Comedy in populist, mainstream Hollywood is currently in quite a transitional phase. The mid-to-late nineties were Jim Carrey’s broadly comedic rubber-faced golden years; with the likes of Dumb and Dumber The Mask, Liar Liar, but also the slightly darker, edgier, left-field idiosyncratic gem: The Cable Guy, in 1996, directed by a certain, (then up-and-coming) Ben Stiller.
  Late nineties teen-comedy, was the next order of the day, followed in the light of audiences Screaming for the parodied side of Wes Craven’s Ghostface thanks to Scary Movie, or high-school-set students either: cleverly consulting Shakespeare’s more shrewish side, to brilliantly decide exactly what were the 10 Things (they) Hate(d) About You in 1999. Just before that, a bunch of teenagers were ravenous for their next raunchy slice of American Pie.
In 2001, Stiller burst onto that very same mainstream scene with the uproarious Meet The Parents.

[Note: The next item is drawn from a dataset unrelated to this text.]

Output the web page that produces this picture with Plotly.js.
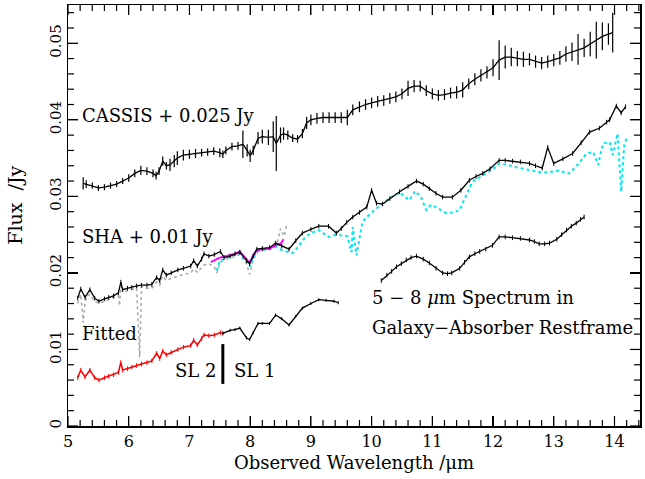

Two sequels intermittently followed, with varying success, and a steady stream of commercially successful crowd-pleasers in between. Among them was 2004’s Dodgeball, an enjoyable, if somewhat rather overrated ‘gross-out’ sports comedy.
   This was the film that, if little else established the dynamite pairing of Stiller’s collaboration with one of my very favourite actors – Vince Vaughn.
  Now they’re starring again, as one half of four suburbanites, thrown together through the most implausibly outrageous of circumstances. An alien attack has come to fruition in a Costco-inspired megastore of all barely conceivable locations. Stiller and Vaughn, together with Moneyball’s Jonah Hill and British actor/director Richard Ayoade - playing a self-assured but ultimately unfulfilled misfit, form a Neighbourhood Watch group.
  The style and premise – namely that of forming a quartet of contrasting, 21st Century Ghostbusters, actually works (if not up to those dizzily entertaining, box-office-smashing standards) – considerably better, and in a slightly funnier, more involving way than Dodgeball did.
  That most fiendishly difficult of equilibriums – the one between broadly comedic laughs while coupled with the occasional innocuous scare – is actually obtained marginally successfully – if not particularly memorably.
  The dialogue is never quite as sharp as expected, but in Vaughn’s wonderfully cynical vernacular of course, is delivered with his now customarily quick-fire rapidity. He steals the film, away from Stiller in a sense, with Stiller still stuck to playing it rather straight-laced, while remaining a reliably staple presence in the comedy cannon.
  It’s more left to Vaughn (as a likeable everyman) and particularly Ayoade and Hill, to provide the majority of what are, more often than not, fairly muted giggles when they should be unstoppable ones.
  The aliens themselves - summoned after the impulsive meddling of a futuristic, spherical metal orb that blows up a cow (much to their open-mouthed, enthused incredulity) – are welcomed rather than run-from.
  One of the funniest scenes, involves them revelling in the prospect of having pictures taken with the seemingly dormant alien (now in sunglasses), only to be the perilous, hapless victims of another attack, moments later.
  Human form also comes under suspicious question, with a clever sequence where members of the public are assessed for their extra-terrestrial potential.
  First on the list of possible culprits, is a very funny performance from Billy Crudup as an outwardly sinister, voyeuristic next-door neighbour figure, somewhat reminiscent of Norman Bates – all squinty-eyed and cold emotion - a vast antithesis to the reveal as to what’s actually happening behind his front door!
  Proceedings become more elaborate, but slightly overblown in the latter stages, and it’s quite male-centric throughout, but overall this is fizzy, undemanding fare, with a typically appealing cast – it’s just not written with quite enough of the comic pop as you’d hope for, given the talent involved.